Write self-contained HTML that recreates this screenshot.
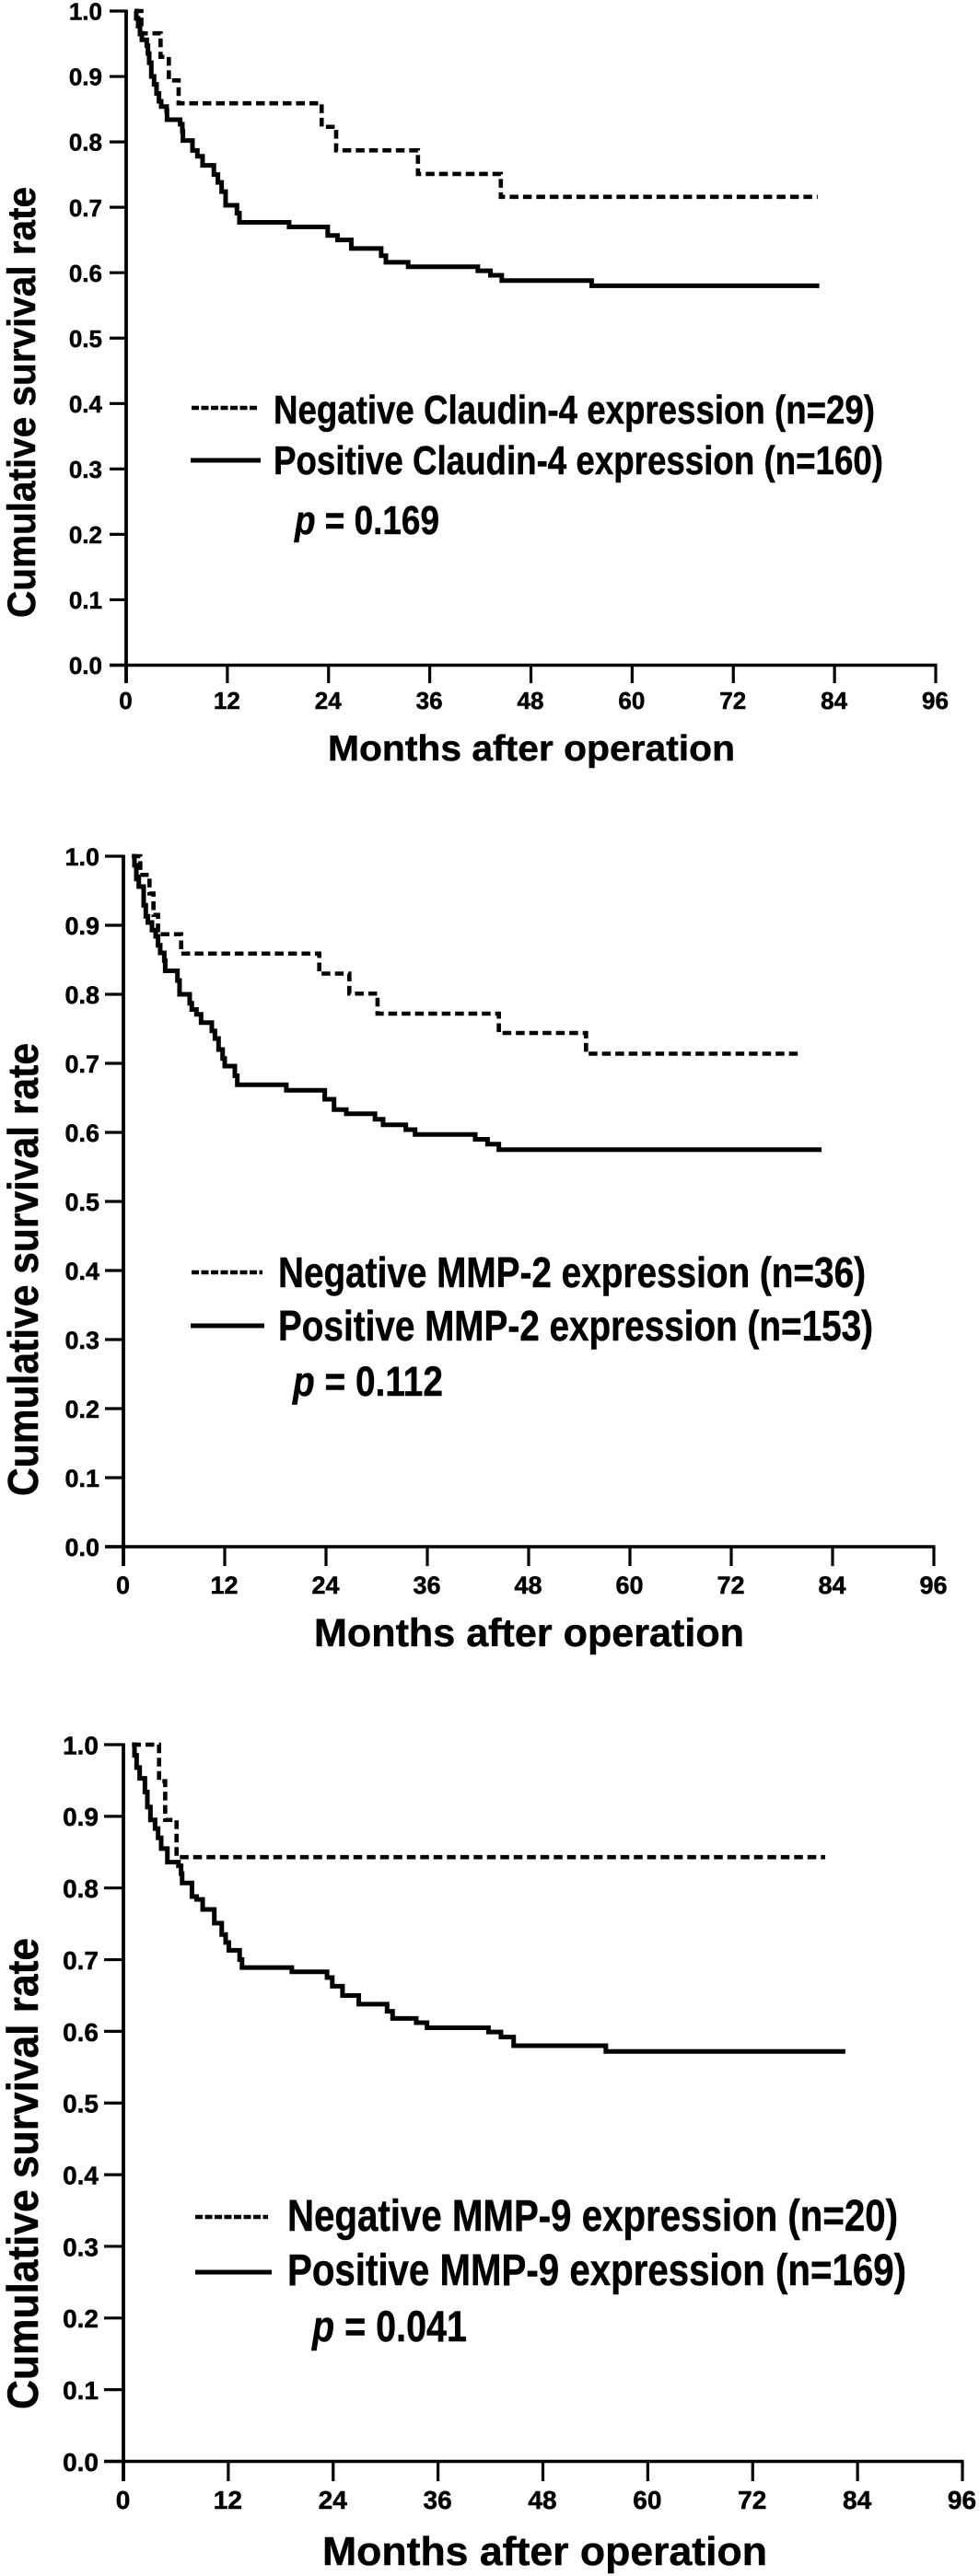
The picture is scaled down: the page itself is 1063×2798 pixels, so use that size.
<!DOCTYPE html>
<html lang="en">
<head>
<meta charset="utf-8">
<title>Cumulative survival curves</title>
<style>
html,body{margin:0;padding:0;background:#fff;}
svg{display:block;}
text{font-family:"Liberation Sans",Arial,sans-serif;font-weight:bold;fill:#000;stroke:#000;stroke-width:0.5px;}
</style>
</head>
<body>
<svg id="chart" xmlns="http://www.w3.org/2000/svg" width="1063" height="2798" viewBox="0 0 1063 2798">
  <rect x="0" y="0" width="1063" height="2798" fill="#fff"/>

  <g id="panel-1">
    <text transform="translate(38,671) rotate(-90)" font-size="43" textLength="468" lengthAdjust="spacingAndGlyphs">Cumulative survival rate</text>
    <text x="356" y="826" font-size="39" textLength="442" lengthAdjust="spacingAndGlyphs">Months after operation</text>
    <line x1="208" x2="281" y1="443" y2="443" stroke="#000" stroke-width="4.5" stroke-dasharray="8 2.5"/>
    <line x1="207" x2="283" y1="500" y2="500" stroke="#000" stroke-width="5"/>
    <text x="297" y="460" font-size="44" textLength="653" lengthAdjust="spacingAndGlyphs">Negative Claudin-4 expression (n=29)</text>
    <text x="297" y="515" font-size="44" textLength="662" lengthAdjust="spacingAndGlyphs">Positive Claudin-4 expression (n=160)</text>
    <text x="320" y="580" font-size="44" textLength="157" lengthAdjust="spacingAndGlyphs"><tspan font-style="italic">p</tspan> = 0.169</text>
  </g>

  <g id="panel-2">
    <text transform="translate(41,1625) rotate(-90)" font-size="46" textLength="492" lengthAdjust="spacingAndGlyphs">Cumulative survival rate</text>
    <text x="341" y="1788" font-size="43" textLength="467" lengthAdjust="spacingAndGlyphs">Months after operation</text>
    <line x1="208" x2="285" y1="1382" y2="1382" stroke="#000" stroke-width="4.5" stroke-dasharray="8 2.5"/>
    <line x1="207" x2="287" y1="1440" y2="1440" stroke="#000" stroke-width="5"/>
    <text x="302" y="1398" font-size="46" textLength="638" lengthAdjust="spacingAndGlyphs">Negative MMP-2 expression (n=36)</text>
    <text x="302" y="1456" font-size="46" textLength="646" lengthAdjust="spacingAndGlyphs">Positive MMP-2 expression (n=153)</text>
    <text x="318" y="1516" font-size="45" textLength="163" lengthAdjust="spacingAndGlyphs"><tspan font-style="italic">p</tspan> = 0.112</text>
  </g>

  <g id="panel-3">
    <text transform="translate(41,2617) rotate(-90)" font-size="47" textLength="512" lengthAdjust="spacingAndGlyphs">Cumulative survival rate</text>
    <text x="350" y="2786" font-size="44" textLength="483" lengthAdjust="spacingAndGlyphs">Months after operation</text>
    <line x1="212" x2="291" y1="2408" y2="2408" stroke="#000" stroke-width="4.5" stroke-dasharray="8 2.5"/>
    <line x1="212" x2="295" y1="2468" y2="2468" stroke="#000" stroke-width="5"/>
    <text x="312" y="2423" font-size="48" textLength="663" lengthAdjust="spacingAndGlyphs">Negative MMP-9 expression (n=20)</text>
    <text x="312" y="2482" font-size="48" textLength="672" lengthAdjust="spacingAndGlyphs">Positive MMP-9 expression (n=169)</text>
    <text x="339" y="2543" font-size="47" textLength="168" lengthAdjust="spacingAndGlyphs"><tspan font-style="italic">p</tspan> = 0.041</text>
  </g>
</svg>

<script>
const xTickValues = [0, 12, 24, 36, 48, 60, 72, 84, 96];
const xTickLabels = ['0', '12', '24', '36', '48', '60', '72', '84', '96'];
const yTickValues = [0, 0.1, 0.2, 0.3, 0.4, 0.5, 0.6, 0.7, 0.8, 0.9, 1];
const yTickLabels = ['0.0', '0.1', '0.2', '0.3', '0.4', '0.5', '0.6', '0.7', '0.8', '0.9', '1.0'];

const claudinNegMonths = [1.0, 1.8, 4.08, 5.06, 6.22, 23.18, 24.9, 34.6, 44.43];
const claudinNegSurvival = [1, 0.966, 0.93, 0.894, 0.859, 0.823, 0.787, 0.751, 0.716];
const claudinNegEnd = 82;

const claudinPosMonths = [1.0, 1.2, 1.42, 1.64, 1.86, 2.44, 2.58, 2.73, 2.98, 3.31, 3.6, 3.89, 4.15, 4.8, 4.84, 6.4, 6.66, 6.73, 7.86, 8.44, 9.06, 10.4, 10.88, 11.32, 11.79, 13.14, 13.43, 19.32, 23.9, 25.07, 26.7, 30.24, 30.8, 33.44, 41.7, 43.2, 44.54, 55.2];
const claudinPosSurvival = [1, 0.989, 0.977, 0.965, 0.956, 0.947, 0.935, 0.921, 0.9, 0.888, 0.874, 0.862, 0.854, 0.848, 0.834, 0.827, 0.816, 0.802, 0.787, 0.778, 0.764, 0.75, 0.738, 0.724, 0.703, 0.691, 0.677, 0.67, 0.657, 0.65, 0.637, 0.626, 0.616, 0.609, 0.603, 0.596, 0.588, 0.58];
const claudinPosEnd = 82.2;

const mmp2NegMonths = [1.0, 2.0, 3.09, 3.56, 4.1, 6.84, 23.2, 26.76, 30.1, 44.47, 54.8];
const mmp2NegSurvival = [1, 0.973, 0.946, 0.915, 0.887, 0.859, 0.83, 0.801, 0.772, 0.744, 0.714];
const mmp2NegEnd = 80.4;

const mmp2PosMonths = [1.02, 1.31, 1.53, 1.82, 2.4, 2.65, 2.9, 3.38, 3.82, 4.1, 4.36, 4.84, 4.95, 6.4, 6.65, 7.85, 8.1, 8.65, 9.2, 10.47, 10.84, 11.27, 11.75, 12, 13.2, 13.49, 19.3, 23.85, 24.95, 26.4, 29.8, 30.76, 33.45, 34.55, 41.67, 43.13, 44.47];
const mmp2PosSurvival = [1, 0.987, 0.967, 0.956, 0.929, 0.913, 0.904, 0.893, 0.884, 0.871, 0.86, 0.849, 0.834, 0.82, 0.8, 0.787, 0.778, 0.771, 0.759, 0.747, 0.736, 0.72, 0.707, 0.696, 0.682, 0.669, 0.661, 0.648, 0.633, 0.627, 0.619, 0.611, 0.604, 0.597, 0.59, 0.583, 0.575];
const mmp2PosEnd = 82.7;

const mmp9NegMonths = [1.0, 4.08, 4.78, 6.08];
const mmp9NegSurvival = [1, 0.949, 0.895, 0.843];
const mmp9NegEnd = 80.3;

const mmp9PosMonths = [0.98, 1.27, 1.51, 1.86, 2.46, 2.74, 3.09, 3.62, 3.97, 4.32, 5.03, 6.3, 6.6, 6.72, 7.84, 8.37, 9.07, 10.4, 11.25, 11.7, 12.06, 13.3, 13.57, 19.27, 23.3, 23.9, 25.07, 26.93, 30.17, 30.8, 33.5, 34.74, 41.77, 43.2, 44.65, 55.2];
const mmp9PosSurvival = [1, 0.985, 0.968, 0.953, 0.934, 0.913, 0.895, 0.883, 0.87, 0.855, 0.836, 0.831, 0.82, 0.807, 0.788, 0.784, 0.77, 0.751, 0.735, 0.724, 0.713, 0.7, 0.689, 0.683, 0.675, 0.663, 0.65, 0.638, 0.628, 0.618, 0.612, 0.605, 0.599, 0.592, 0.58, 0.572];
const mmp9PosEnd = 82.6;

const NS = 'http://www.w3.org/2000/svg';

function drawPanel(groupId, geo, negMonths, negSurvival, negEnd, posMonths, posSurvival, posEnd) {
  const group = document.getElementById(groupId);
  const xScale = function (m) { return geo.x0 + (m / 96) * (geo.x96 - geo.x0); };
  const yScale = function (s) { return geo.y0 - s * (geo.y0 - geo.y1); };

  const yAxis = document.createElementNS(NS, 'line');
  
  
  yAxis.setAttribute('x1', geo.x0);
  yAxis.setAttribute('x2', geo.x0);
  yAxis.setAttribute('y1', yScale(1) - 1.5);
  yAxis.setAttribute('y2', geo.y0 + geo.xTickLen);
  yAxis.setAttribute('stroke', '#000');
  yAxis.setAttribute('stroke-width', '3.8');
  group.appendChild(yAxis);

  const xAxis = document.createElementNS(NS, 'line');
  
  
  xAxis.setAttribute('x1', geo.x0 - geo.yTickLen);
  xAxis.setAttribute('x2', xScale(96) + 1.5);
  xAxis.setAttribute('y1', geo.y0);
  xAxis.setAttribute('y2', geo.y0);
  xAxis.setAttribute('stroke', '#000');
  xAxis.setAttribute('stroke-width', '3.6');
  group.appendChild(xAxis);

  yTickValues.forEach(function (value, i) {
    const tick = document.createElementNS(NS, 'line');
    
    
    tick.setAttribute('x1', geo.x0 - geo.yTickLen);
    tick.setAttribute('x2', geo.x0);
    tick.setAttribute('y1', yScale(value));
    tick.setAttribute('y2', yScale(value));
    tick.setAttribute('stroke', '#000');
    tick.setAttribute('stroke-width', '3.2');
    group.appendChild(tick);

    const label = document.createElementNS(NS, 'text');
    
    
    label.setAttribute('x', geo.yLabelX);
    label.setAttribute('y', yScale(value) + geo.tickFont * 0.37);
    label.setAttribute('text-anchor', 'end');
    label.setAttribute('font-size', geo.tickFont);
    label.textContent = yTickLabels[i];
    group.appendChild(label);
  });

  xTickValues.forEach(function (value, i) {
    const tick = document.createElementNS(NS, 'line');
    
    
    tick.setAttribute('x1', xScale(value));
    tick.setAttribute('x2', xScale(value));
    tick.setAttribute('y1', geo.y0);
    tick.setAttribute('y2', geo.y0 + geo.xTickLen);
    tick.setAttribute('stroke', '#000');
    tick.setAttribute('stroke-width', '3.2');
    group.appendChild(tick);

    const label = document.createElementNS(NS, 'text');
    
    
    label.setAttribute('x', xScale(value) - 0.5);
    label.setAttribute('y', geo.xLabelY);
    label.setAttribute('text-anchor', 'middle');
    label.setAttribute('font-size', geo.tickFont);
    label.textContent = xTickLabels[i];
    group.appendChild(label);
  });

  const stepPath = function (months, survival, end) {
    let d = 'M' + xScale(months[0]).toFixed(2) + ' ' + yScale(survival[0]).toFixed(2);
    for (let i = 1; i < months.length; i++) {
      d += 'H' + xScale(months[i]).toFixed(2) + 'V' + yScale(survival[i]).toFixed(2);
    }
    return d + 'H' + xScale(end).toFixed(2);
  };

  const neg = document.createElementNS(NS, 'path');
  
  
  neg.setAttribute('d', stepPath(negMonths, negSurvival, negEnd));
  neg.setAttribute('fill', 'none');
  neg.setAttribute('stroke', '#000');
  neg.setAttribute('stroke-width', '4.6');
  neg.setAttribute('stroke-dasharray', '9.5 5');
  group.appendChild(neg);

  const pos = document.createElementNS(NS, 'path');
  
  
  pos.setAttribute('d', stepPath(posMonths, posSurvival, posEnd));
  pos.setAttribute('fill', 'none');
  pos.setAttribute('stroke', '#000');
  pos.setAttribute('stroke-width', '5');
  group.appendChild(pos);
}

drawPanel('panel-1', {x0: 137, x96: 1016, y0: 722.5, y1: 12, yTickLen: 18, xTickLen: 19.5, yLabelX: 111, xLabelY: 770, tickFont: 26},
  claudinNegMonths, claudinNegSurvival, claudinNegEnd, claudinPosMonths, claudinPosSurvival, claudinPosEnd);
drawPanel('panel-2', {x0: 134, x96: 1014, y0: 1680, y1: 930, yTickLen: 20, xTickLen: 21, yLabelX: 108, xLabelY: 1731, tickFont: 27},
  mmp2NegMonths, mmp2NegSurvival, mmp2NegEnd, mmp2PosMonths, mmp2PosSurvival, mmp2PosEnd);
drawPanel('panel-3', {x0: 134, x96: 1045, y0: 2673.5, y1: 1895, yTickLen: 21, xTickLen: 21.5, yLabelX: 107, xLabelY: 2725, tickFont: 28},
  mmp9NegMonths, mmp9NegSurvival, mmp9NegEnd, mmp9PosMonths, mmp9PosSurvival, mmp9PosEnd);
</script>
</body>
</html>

────────

** Goal **
Look through the data above. Each line containing the word "that" needs to be copied.

** Solution below **
Write self-contained HTML that recreates this screenshot.
The picture is scaled down: the page itself is 1063×2798 pixels, so use that size.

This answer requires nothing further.